Do Deadlifts Work Your Shoulders? The Real Answer

Deadlifts do work your shoulders, but not in the way most shoulder exercises do. Your shoulders don’t move through a significant range of motion during a deadlift, so they don’t generate the kind of force that builds size the way presses or lateral raises do. Instead, your shoulder muscles work hard in a stabilizing role, keeping the joint locked in place and preventing the weight from pulling your arms out of position.

How Your Shoulders Work During a Deadlift

When you pull a heavy barbell off the floor, your arms hang straight down and act as hooks connecting your body to the bar. Your shoulder joint doesn’t flex, extend, or rotate through a meaningful arc. But it still bears enormous load. Gravity is pulling the bar straight down, and your shoulder muscles have to resist that force to keep the joint intact. This is isometric work: the muscles are firing intensely without changing length.

The heavier the deadlift, the greater the stabilization demand. Your rotator cuff muscles compress the upper arm bone into the shoulder socket through a mechanism called concavity compression, essentially pressing the ball firmly into the cup to prevent it from sliding or shifting. The muscles on the front and back of the rotator cuff fire together to create balanced forces around the joint, keeping the arm centered while hundreds of pounds try to pull it downward.

The Trapezius Gets the Most Work

Of all the shoulder-region muscles involved in a deadlift, the trapezius benefits most. Your upper traps resist the downward pull of the bar on your shoulder girdle, working to keep your shoulders from dropping toward the floor. Your middle traps help retract your shoulder blades and hold them in position, especially during lockout when you pull your chest up and shoulders back.

EMG research has confirmed that both the upper and medial trapezius are meaningfully active during conventional and sumo deadlifts. This is why experienced lifters often develop noticeable trap thickness from heavy deadlift training alone, even without dedicated shrug work. The upper traps in particular respond well to heavy isometric loading, and few exercises load them as heavily as a max-effort deadlift.
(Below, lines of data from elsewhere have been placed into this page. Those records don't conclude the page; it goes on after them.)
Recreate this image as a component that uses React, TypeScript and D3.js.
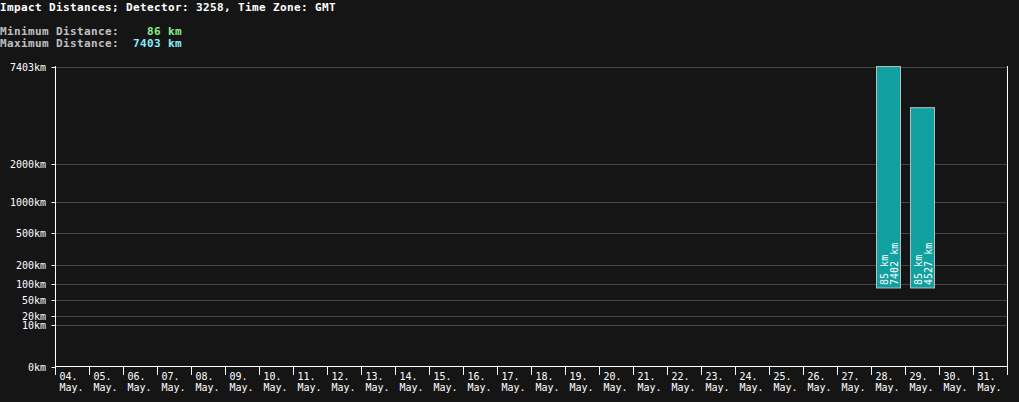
import { useEffect, useRef } from 'react';
import * as d3 from 'd3';

const days = ['04.', '05.', '06.', '07.', '08.', '09.', '10.', '11.', '12.', '13.', '14.', '15.', '16.', '17.',
  '18.', '19.', '20.', '21.', '22.', '23.', '24.', '25.', '26.', '27.', '28.', '29.', '30.', '31.'];
const monthLabel = 'May.';
const barDays = ['28.', '29.'];
const barMin = [85, 85];
const barMax = [7402, 4527];
const yTicks = [0, 10, 20, 50, 100, 200, 500, 1000, 2000, 7403];
const minDistance = 86;
const maxDistance = 7403;

const FONT = '"DejaVu Sans Mono", "Liberation Mono", monospace';

export default function App() {
  const svgRef = useRef<SVGSVGElement>(null);

  useEffect(() => {
    if (!svgRef.current) return;
    const svg = d3.select(svgRef.current);
    svg.selectAll('*').remove();

    const width = 1019;
    const height = 402;
    const left = 55.5;
    const right = 1007.5;
    const top = 66.5;
    const bottom = 366.5;

    svg.attr('width', width).attr('height', height);
    svg.append('rect').attr('width', width).attr('height', height).attr('fill', '#151515');

    // 헤더
    svg.append('text')
      .attr('x', 0).attr('y', 11)
      .attr('font-family', FONT).attr('font-size', '11px').attr('letter-spacing', '0.38px')
      .attr('font-weight', 'bold')
      .attr('fill', '#ffffff')
      .text('Impact Distances; Detector: 3258, Time Zone: GMT');

    const info = [
      { label: 'Minimum Distance:    ', value: `${minDistance} km`, color: '#88ee88', y: 35 },
      { label: 'Maximum Distance:  ', value: `${maxDistance} km`, color: '#88eeff', y: 47 },
    ];
    info.forEach(r => {
      const t = svg.append('text')
        .attr('x', 0).attr('y', r.y)
        .attr('font-family', FONT).attr('font-size', '11px').attr('letter-spacing', '0.38px')
        .attr('font-weight', 'bold')
        .style('white-space', 'pre');
      t.append('tspan').attr('fill', '#c0c0c0').text(r.label);
      t.append('tspan').attr('fill', r.color).text(r.value);
    });

    const x = d3.scaleBand<string>().domain(days).range([left, right]).padding(0);
    const y = d3.scalePow().exponent(0.3).domain([0, maxDistance]).range([bottom, top]);

    // 그리드
    svg.append('g').selectAll('line')
      .data(yTicks.filter(t => t > 0))
      .enter().append('line')
      .attr('x1', left).attr('x2', right)
      .attr('y1', d => Math.round(y(d)) + 0.5).attr('y2', d => Math.round(y(d)) + 0.5)
      .attr('stroke', '#444444').attr('stroke-width', 1);

    // Y 축
    const yAxis = svg.append('g');
    yAxis.append('line').attr('x1', left).attr('x2', left).attr('y1', top - 0.5).attr('y2', 375)
      .attr('stroke', '#ffffff');
    yAxis.selectAll('line.tick').data(yTicks).enter().append('line')
      .attr('class', 'tick')
      .attr('x1', left - 4).attr('x2', left)
      .attr('y1', d => Math.round(y(d)) + 0.5).attr('y2', d => Math.round(y(d)) + 0.5)
      .attr('stroke', '#ffffff');
    yAxis.selectAll('text').data(yTicks).enter().append('text')
      .attr('x', 46).attr('y', d => Math.round(y(d)) + 0.5)
      .attr('dy', '0.35em')
      .attr('text-anchor', 'end')
      .attr('font-family', FONT).attr('font-size', '10px')
      .attr('fill', '#ffffff')
      .text(d => `${d}km`);

    // 오른쪽 테두리
    svg.append('line').attr('x1', right).attr('x2', right).attr('y1', top - 0.5).attr('y2', 375)
      .attr('stroke', '#ffffff');

    // X 축
    const xAxis = svg.append('g');
    xAxis.append('line').attr('x1', left).attr('x2', right).attr('y1', bottom).attr('y2', bottom)
      .attr('stroke', '#ffffff');
    xAxis.selectAll('line.tick').data(days.slice(1)).enter().append('line')
      .attr('class', 'tick')
      .attr('x1', d => x(d) ?? 0).attr('x2', d => x(d) ?? 0)
      .attr('y1', bottom).attr('y2', 375)
      .attr('stroke', '#ffffff');
    const labels = xAxis.selectAll('text').data(days).enter().append('text')
      .attr('font-family', FONT).attr('font-size', '10px')
      .attr('fill', '#ffffff');
    labels.append('tspan').attr('x', d => (x(d) ?? 0) + 4).attr('y', 380).text(d => d);
    labels.append('tspan').attr('x', d => (x(d) ?? 0) + 4).attr('y', 390.5).text(monthLabel);

    // 막대
    const bars = barDays.map((d, i) => ({ day: d, min: barMin[i], max: barMax[i] }));
    const inset = 5;
    svg.append('g').selectAll('rect').data(bars).enter().append('rect')
      .attr('x', d => (x(d.day) ?? 0) + inset)
      .attr('width', x.bandwidth() - inset * 2)
      .attr('y', d => y(d.max))
      .attr('height', d => y(d.min) - y(d.max))
      .attr('fill', '#11a0a0')
      .attr('stroke', '#bbbbbb').attr('stroke-width', 1);

    const barText = svg.append('g').selectAll('text').data(bars).enter().append('text')
      .attr('transform', d => `translate(${(x(d.day) ?? 0) + x.bandwidth() / 2},${y(d.min) - 3}) rotate(-90)`)
      .attr('font-family', FONT).attr('font-size', '10px')
      .attr('fill', '#ffffff');
    barText.append('tspan').attr('x', 0).attr('y', -1).text(d => `${d.min} km`);
    barText.append('tspan').attr('x', 0).attr('y', 9.5).text(d => `${d.max} km`);
  }, []);

  return (
    <svg ref={svgRef} style={{ position: 'absolute', left: 0, top: 0, display: 'block' }}></svg>
  );
}
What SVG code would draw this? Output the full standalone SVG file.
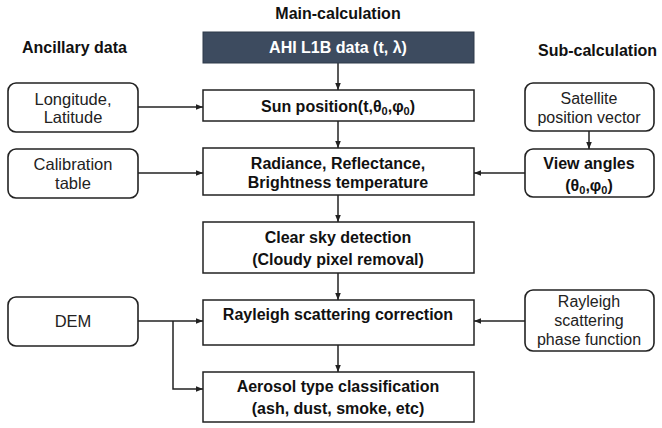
<svg xmlns="http://www.w3.org/2000/svg" width="662" height="428" viewBox="0 0 662 428">
<defs>
<marker id="ah" viewBox="0 0 10 10" refX="10" refY="5" markerWidth="7" markerHeight="7" markerUnits="userSpaceOnUse" orient="auto">
<path d="M0,1 L10,5 L0,9 Z" fill="#222"/>
</marker>
<style>
.box{fill:#fff;stroke:#222;stroke-width:1.5}
.rbox{fill:#fff;stroke:#222;stroke-width:1.6}
.b{font-family:"Liberation Sans",Arial,sans-serif;font-weight:bold;font-size:16px;fill:#111;text-anchor:middle}
.r{font-family:"Liberation Sans",Arial,sans-serif;font-size:16px;fill:#222;text-anchor:middle}
.h{font-family:"Liberation Sans",Arial,sans-serif;font-weight:bold;font-size:16px;fill:#111}
.c{fill:none;stroke:#222;stroke-width:1.5}
.sub{font-size:11px}
</style>
</defs>
<rect width="662" height="428" fill="#fff"/>
<text class="h" x="338" y="19" text-anchor="middle">Main-calculation</text>
<text class="h" x="22" y="53">Ancillary data</text>
<text class="h" x="538" y="56">Sub-calculation</text>

<g id="connectors">
<line class="c" x1="338" y1="63" x2="338" y2="90" marker-end="url(#ah)"/>
<line class="c" x1="338" y1="121" x2="338" y2="148" marker-end="url(#ah)"/>
<line class="c" x1="338" y1="195" x2="338" y2="222" marker-end="url(#ah)"/>
<line class="c" x1="338" y1="273" x2="338" y2="300" marker-end="url(#ah)"/>
<line class="c" x1="338" y1="345" x2="338" y2="372" marker-end="url(#ah)"/>
<line class="c" x1="138" y1="107" x2="203" y2="107" marker-end="url(#ah)"/>
<line class="c" x1="138" y1="173" x2="203" y2="173" marker-end="url(#ah)"/>
<line class="c" x1="525" y1="173" x2="474" y2="173" marker-end="url(#ah)"/>
<line class="c" x1="589" y1="131" x2="589" y2="149" marker-end="url(#ah)"/>
<line class="c" x1="138" y1="321" x2="203" y2="321" marker-end="url(#ah)"/>
<polyline class="c" points="173,321 173,389 203,389" marker-end="url(#ah)"/>
<line class="c" x1="525" y1="321" x2="474" y2="321" marker-end="url(#ah)"/>
</g>

<g id="ahi">
<rect x="203" y="32" width="271" height="31" fill="#3d4b5f" stroke="#2e3a4b" stroke-width="1"/>
<text class="b" x="338" y="53" style="fill:#fff">AHI L1B data (t, λ)</text>
</g>
<g id="sun">
<rect class="box" x="203" y="90" width="271" height="31"/>
<text class="b" x="338" y="112">Sun position(t,θ<tspan class="sub" dy="3">0</tspan><tspan dy="-3">,φ</tspan><tspan class="sub" dy="3">0</tspan><tspan dy="-3">)</tspan></text>
</g>
<g id="radiance">
<rect class="box" x="203" y="148" width="271" height="47"/>
<text class="b" x="338" y="169">Radiance, Reflectance,</text>
<text class="b" x="338" y="188">Brightness temperature</text>
</g>
<g id="clearsky">
<rect class="box" x="203" y="222" width="271" height="51"/>
<text class="b" x="338" y="243">Clear sky detection</text>
<text class="b" x="338" y="265">(Cloudy pixel removal)</text>
</g>
<g id="rayleigh">
<rect class="box" x="203" y="300" width="271" height="45"/>
<text class="b" x="338" y="320">Rayleigh scattering correction</text>
</g>
<g id="aerosol">
<rect class="box" x="203" y="372" width="271" height="50"/>
<text class="b" x="338" y="392">Aerosol type classification</text>
<text class="b" x="338" y="414">(ash, dust, smoke, etc)</text>
</g>

<g id="lonlat">
<rect class="rbox" x="8" y="83" width="130" height="49" rx="8"/>
<text class="r" x="73" y="105" style="font-size:16.5px">Longitude,</text>
<text class="r" x="73" y="123" style="font-size:16.5px">Latitude</text>
</g>
<g id="calib">
<rect class="rbox" x="8" y="149" width="130" height="49" rx="8"/>
<text class="r" x="73" y="170" style="font-size:16.5px">Calibration</text>
<text class="r" x="73" y="189" style="font-size:16.5px">table</text>
</g>
<g id="dem">
<rect class="rbox" x="8" y="297" width="130" height="49" rx="8"/>
<text class="r" x="73" y="327" style="font-size:16.5px">DEM</text>
</g>
<g id="satellite">
<rect class="rbox" x="525" y="83" width="129" height="48" rx="8"/>
<text class="r" x="589" y="104">Satellite</text>
<text class="r" x="589" y="123">position vector</text>
</g>
<g id="viewangles">
<rect class="rbox" x="525" y="149" width="129" height="48" rx="8"/>
<text class="b" x="589" y="169">View angles</text>
<text class="b" x="589" y="191">(θ<tspan class="sub" dy="3">0</tspan><tspan dy="-3">,φ</tspan><tspan class="sub" dy="3">0</tspan><tspan dy="-3">)</tspan></text>
</g>
<g id="phase">
<rect class="rbox" x="525" y="290" width="129" height="61" rx="8"/>
<text class="r" x="589" y="307">Rayleigh</text>
<text class="r" x="589" y="326">scattering</text>
<text class="r" x="589" y="345">phase function</text>
</g>
</svg>
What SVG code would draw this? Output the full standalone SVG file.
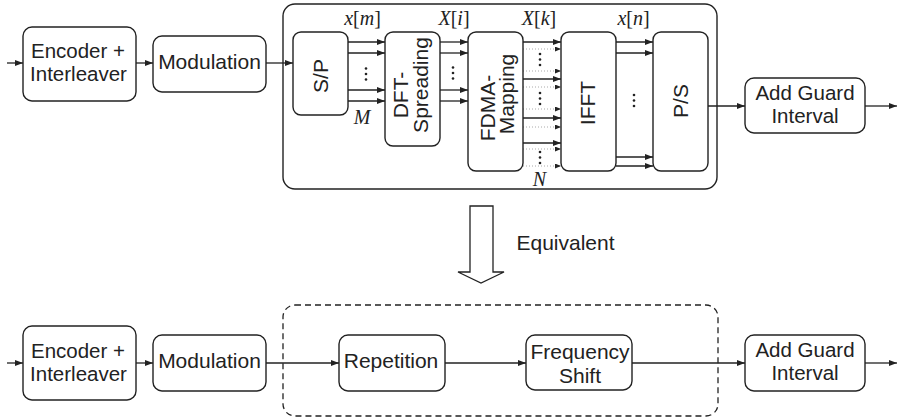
<svg xmlns="http://www.w3.org/2000/svg" width="897" height="419" viewBox="0 0 897 419">
<style>
.box{fill:#fff;stroke:#222;stroke-width:1.4}
.t{font-family:"Liberation Sans",Arial,sans-serif;font-size:21px;fill:#222;text-anchor:middle}
.t2{font-size:20.5px}
.lbl{font-family:"Liberation Serif","Times New Roman",serif;font-size:20px;fill:#222;text-anchor:middle}
.ln{fill:none;stroke:#222;stroke-width:1.3}
.dl{fill:none;stroke:#aaa;stroke-width:1;stroke-dasharray:1 2}
.dot{fill:#222}
</style>
<defs>
<marker id="ah" markerUnits="userSpaceOnUse" markerWidth="8" markerHeight="6" refX="8" refY="3" orient="auto"><path d="M0,0 L8,3 L0,6 z" fill="#222"/></marker>
<marker id="sh" markerUnits="userSpaceOnUse" markerWidth="6" markerHeight="5" refX="6" refY="2.5" orient="auto"><path d="M0,0 L6,2.5 L0,5 z" fill="#222"/></marker>
</defs>
<rect width="897" height="419" fill="#fff"/>

<!-- containers -->
<g id="scfdma-block"><rect x="283" y="4" width="434" height="185" rx="12" class="box"/></g>
<g id="equivalent-block"><rect x="283" y="305" width="435" height="111" rx="12" fill="none" stroke="#222" stroke-width="1.3" stroke-dasharray="6 4"/></g>

<!-- connectors -->
<g id="connectors">
<line x1="7" y1="63" x2="23" y2="63" class="ln" marker-end="url(#ah)"/>
<line x1="136" y1="63" x2="153" y2="63" class="ln" marker-end="url(#ah)"/>
<line x1="266" y1="63" x2="293" y2="63" class="ln" marker-end="url(#ah)"/>
<line x1="348" y1="42" x2="385" y2="42" class="ln" marker-end="url(#ah)"/>
<line x1="348" y1="53" x2="385" y2="53" class="ln" marker-end="url(#ah)"/>
<line x1="348" y1="90" x2="385" y2="90" class="ln" marker-end="url(#ah)"/>
<line x1="348" y1="101" x2="385" y2="101" class="ln" marker-end="url(#ah)"/>
<line x1="440" y1="42" x2="468" y2="42" class="ln" marker-end="url(#ah)"/>
<line x1="440" y1="53" x2="468" y2="53" class="ln" marker-end="url(#ah)"/>
<line x1="440" y1="90" x2="468" y2="90" class="ln" marker-end="url(#ah)"/>
<line x1="440" y1="101" x2="468" y2="101" class="ln" marker-end="url(#ah)"/>
<line x1="523" y1="42" x2="561" y2="42" class="ln" marker-end="url(#ah)"/>
<line x1="523" y1="79" x2="561" y2="79" class="ln" marker-end="url(#ah)"/>
<line x1="523" y1="118" x2="561" y2="118" class="ln" marker-end="url(#ah)"/>
<line x1="523" y1="143" x2="561" y2="143" class="ln" marker-end="url(#ah)"/>
<line x1="523" y1="49" x2="561" y2="49" class="dl" marker-end="url(#sh)"/>
<line x1="523" y1="71" x2="561" y2="71" class="dl" marker-end="url(#sh)"/>
<line x1="523" y1="87" x2="561" y2="87" class="dl" marker-end="url(#sh)"/>
<line x1="523" y1="109" x2="561" y2="109" class="dl" marker-end="url(#sh)"/>
<line x1="523" y1="127" x2="561" y2="127" class="dl" marker-end="url(#sh)"/>
<line x1="523" y1="149" x2="561" y2="149" class="dl" marker-end="url(#sh)"/>
<line x1="523" y1="166" x2="561" y2="166" class="dl" marker-end="url(#sh)"/>
<line x1="616" y1="42" x2="653" y2="42" class="ln" marker-end="url(#ah)"/>
<line x1="616" y1="53" x2="653" y2="53" class="ln" marker-end="url(#ah)"/>
<line x1="616" y1="157" x2="653" y2="157" class="ln" marker-end="url(#ah)"/>
<line x1="616" y1="166" x2="653" y2="166" class="ln" marker-end="url(#ah)"/>
<line x1="708" y1="106" x2="745" y2="106" class="ln" marker-end="url(#ah)"/>
<line x1="865" y1="106" x2="897" y2="106" class="ln" marker-end="url(#ah)"/>

<line x1="7" y1="363" x2="23" y2="363" class="ln" marker-end="url(#ah)"/>
<line x1="136" y1="363" x2="153" y2="363" class="ln" marker-end="url(#ah)"/>
<line x1="266" y1="363" x2="339" y2="363" class="ln" marker-end="url(#ah)"/>
<line x1="445" y1="363" x2="526" y2="363" class="ln" marker-end="url(#ah)"/>
<line x1="632" y1="363" x2="745" y2="363" class="ln" marker-end="url(#ah)"/>
<line x1="865" y1="363" x2="897" y2="363" class="ln" marker-end="url(#ah)"/>

<polygon points="470,206 493,206 493,272 504,272 481,283 458,272 470,272" fill="#fff" stroke="#222" stroke-width="1.3"/>
</g>

<!-- ellipsis dots -->
<g id="dots">
<circle cx="366" cy="68.5" r="1.3" class="dot"/><circle cx="366" cy="74" r="1.3" class="dot"/><circle cx="366" cy="79.5" r="1.3" class="dot"/>
<circle cx="453" cy="67.5" r="1.3" class="dot"/><circle cx="453" cy="73" r="1.3" class="dot"/><circle cx="453" cy="78.5" r="1.3" class="dot"/>
<circle cx="540" cy="54" r="1.3" class="dot"/><circle cx="540" cy="59.5" r="1.3" class="dot"/><circle cx="540" cy="65" r="1.3" class="dot"/>
<circle cx="540" cy="93" r="1.3" class="dot"/><circle cx="540" cy="98.5" r="1.3" class="dot"/><circle cx="540" cy="104" r="1.3" class="dot"/>
<circle cx="540" cy="152" r="1.3" class="dot"/><circle cx="540" cy="157.5" r="1.3" class="dot"/><circle cx="540" cy="163" r="1.3" class="dot"/>
<circle cx="634" cy="95" r="1.3" class="dot"/><circle cx="634" cy="100.5" r="1.3" class="dot"/><circle cx="634" cy="106" r="1.3" class="dot"/>
</g>

<!-- labels -->
<g id="labels">
<text x="362.5" y="25" class="lbl"><tspan font-style="italic">x</tspan>[<tspan font-style="italic">m</tspan>]</text>
<text x="454" y="25" class="lbl"><tspan font-style="italic">X</tspan>[<tspan font-style="italic">i</tspan>]</text>
<text x="539" y="25" class="lbl"><tspan font-style="italic">X</tspan>[<tspan font-style="italic">k</tspan>]</text>
<text x="633.5" y="25" class="lbl"><tspan font-style="italic">x</tspan>[<tspan font-style="italic">n</tspan>]</text>
<text x="362" y="124" class="lbl" font-size="18" font-style="italic">M</text>
<text x="539.5" y="186" class="lbl" font-size="18" font-style="italic">N</text>
<text x="565.5" y="250" class="t" font-size="20">Equivalent</text>
</g>

<!-- top row nodes -->
<g id="enc1"><rect x="23" y="27" width="113" height="74" rx="9" class="box"/><text x="78" y="58" class="t t2">Encoder +</text><text x="78.5" y="81" class="t t2">Interleaver</text></g>
<g id="mod1"><rect x="153" y="36" width="113" height="56" rx="9" class="box"/><text x="209.5" y="69" class="t">Modulation</text></g>
<g id="sp"><rect x="293" y="32" width="55" height="83" rx="8" class="box"/><text transform="translate(328,76) rotate(-90)" class="t">S/P</text></g>
<g id="dft"><rect x="385" y="32" width="55" height="114" rx="8" class="box"/><text transform="translate(408,95) rotate(-90)" class="t">DFT-</text><text transform="translate(428,85) rotate(-90)" class="t">Spreading</text></g>
<g id="fdma"><rect x="468" y="32" width="55" height="139" rx="8" class="box"/><text transform="translate(495,108) rotate(-90)" class="t" font-size="22">FDMA-</text><text transform="translate(514,94) rotate(-90)" class="t" font-size="22">Mapping</text></g>
<g id="ifft"><rect x="561" y="32" width="55" height="139" rx="8" class="box"/><text transform="translate(595,103) rotate(-90)" class="t">IFFT</text></g>
<g id="ps"><rect x="653" y="32" width="55" height="139" rx="8" class="box"/><text transform="translate(688,101) rotate(-90)" class="t">P/S</text></g>
<g id="guard1"><rect x="745" y="78" width="120" height="55" rx="9" class="box"/><text x="805" y="100" class="t t2">Add Guard</text><text x="805" y="123" class="t t2">Interval</text></g>

<!-- bottom row nodes -->
<g id="enc2"><rect x="23" y="326" width="113" height="74" rx="9" class="box"/><text x="78" y="357.5" class="t t2">Encoder +</text><text x="78.5" y="380.5" class="t t2">Interleaver</text></g>
<g id="mod2"><rect x="153" y="335" width="113" height="56" rx="9" class="box"/><text x="209.5" y="368" class="t">Modulation</text></g>
<g id="rep"><rect x="339" y="335" width="106" height="56" rx="9" class="box"/><text x="391" y="368" class="t">Repetition</text></g>
<g id="fshift"><rect x="526" y="335" width="106" height="55" rx="9" class="box"/><text x="580" y="359" class="t">Frequency</text><text x="580" y="383" class="t">Shift</text></g>
<g id="guard2"><rect x="745" y="335" width="120" height="56" rx="9" class="box"/><text x="805" y="357" class="t t2">Add Guard</text><text x="805" y="380" class="t t2">Interval</text></g>
</svg>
Rear Delts and Rotator Cuff Activation

Your posterior deltoids (the muscles on the back of your shoulder) contribute to keeping the bar close to your body during the pull. They work alongside the infraspinatus and teres minor, two rotator cuff muscles on the back of the shoulder blade, to resist the bar drifting forward. This is especially relevant during the portion of the lift between the floor and the knees, where the bar path needs to stay tight against the shins and thighs.

The rotator cuff as a whole fires throughout the entire lift. The subscapularis on the front and the infraspinatus on the back act as a coordinated pair, generating compressive force that stabilizes the joint in the horizontal plane. Without this activation, the shoulder would be vulnerable to shearing forces under heavy load. So while you won’t “feel” your rotator cuff burning during deadlifts the way you feel your hamstrings or back, these small muscles are doing real work.

What Deadlifts Won’t Do for Your Shoulders

Deadlifts are not an effective exercise for building shoulder size or strength in the traditional sense. Your anterior (front) deltoids, which are the primary movers in overhead presses and front raises, do very little during a deadlift. The lateral deltoids, responsible for the wide, capped look most people associate with shoulder development, are barely involved at all.

Building visible shoulder mass requires exercises that move the shoulder joint through its full range of motion under load. Overhead presses, lateral raises, and face pulls all challenge the deltoids as prime movers. Deadlifts challenge them as stabilizers. Both roles matter for joint health and overall function, but they produce different training outcomes. Stabilization work builds endurance and resilience in the joint. Moving through a full range of motion under tension is what drives muscle growth.

Deadlift Variations and Shoulder Demand

Some deadlift variations place slightly different demands on the shoulders. Trap bar deadlifts position your hands at your sides rather than in front of your body, which changes the line of pull and may reduce the stabilization demand on the posterior shoulder. Snatch-grip deadlifts, where you take a very wide grip on the bar, significantly increase upper trap and rear delt involvement because the wider hand position forces these muscles to work harder to control the bar.

Romanian deadlifts and stiff-leg deadlifts keep tension on the posterior chain for longer, which means sustained isometric loading on the traps and rear shoulders throughout the set. If you’re looking to maximize the shoulder-stabilization benefits of deadlifting, heavier loads and wider grips increase the demand on these muscles.

Practical Takeaway for Training

Count deadlifts as meaningful trap work and valuable rotator cuff conditioning. Don’t count them as deltoid training. If your program includes heavy conventional or sumo deadlifts, you’re already providing a strong stimulus for your upper and middle traps, and you may need fewer isolation sets for those muscles than you think. But for the front and side delts, you’ll need pressing and raising movements to fill the gap.